* [Short problem] Pick out all lines in the listing holding the string "with" and copy them.

* [Dataset]
============================================================

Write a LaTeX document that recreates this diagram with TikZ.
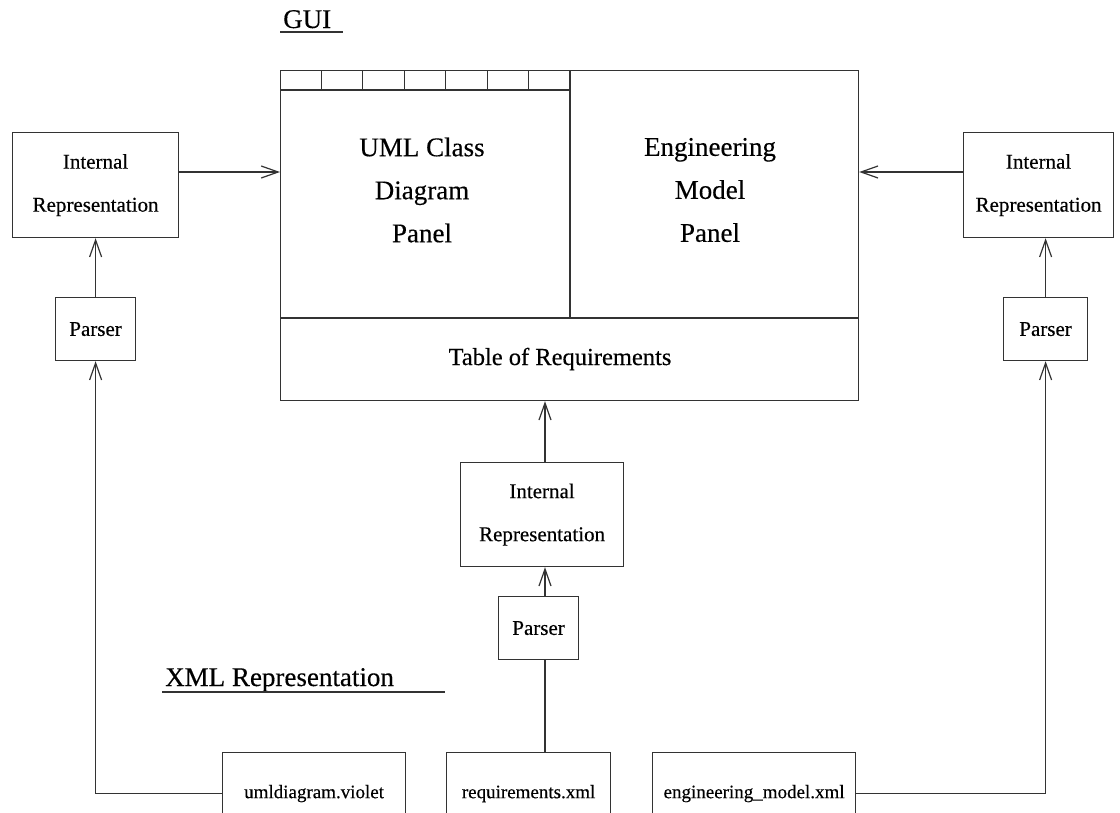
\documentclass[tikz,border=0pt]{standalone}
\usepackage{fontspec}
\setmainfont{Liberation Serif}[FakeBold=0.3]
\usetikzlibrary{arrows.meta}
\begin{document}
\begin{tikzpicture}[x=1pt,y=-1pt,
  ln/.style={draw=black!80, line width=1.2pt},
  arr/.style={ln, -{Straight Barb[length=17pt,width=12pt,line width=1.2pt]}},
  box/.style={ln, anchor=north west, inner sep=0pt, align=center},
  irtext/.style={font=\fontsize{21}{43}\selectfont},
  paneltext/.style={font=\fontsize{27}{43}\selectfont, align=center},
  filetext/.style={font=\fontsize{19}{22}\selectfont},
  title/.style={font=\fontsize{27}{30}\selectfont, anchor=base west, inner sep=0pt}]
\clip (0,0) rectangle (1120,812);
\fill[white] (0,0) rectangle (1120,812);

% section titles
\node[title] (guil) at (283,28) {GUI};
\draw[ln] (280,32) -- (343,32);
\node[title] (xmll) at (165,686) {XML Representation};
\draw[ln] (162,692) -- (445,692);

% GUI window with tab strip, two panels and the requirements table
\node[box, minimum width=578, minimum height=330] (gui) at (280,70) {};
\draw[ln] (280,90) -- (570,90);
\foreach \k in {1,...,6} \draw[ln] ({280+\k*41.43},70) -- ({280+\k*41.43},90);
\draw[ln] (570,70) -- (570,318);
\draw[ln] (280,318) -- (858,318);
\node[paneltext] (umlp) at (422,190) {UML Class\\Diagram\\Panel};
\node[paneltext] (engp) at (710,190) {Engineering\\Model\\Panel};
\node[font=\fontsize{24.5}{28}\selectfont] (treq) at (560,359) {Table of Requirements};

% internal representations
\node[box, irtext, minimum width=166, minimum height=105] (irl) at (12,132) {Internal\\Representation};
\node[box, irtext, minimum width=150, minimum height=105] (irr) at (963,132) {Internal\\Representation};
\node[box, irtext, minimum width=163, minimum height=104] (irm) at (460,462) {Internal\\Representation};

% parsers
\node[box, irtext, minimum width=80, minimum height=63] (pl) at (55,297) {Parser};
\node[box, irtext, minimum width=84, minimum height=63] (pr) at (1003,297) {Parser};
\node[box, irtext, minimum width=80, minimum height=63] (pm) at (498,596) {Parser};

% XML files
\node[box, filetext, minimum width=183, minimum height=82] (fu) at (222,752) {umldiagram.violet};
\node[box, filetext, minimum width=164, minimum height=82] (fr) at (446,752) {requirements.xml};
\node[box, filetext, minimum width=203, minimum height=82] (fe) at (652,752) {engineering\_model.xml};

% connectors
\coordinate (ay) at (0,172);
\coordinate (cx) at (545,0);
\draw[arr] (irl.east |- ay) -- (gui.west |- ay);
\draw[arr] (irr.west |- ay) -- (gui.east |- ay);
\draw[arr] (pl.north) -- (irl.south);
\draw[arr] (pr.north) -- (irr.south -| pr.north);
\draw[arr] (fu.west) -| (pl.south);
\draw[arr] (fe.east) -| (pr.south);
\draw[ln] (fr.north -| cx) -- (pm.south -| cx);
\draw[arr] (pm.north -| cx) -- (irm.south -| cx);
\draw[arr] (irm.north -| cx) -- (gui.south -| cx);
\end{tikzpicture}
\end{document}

============================================================

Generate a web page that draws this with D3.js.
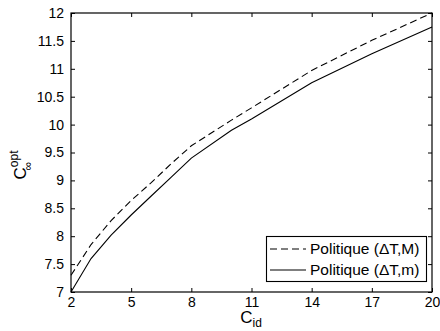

============================================================

* [Response to the exercise]
Write a LaTeX document that recreates this diagram with TikZ.
% GUI window with tab strip, two panels and the requirements table
Generate a web page that draws this with D3.js.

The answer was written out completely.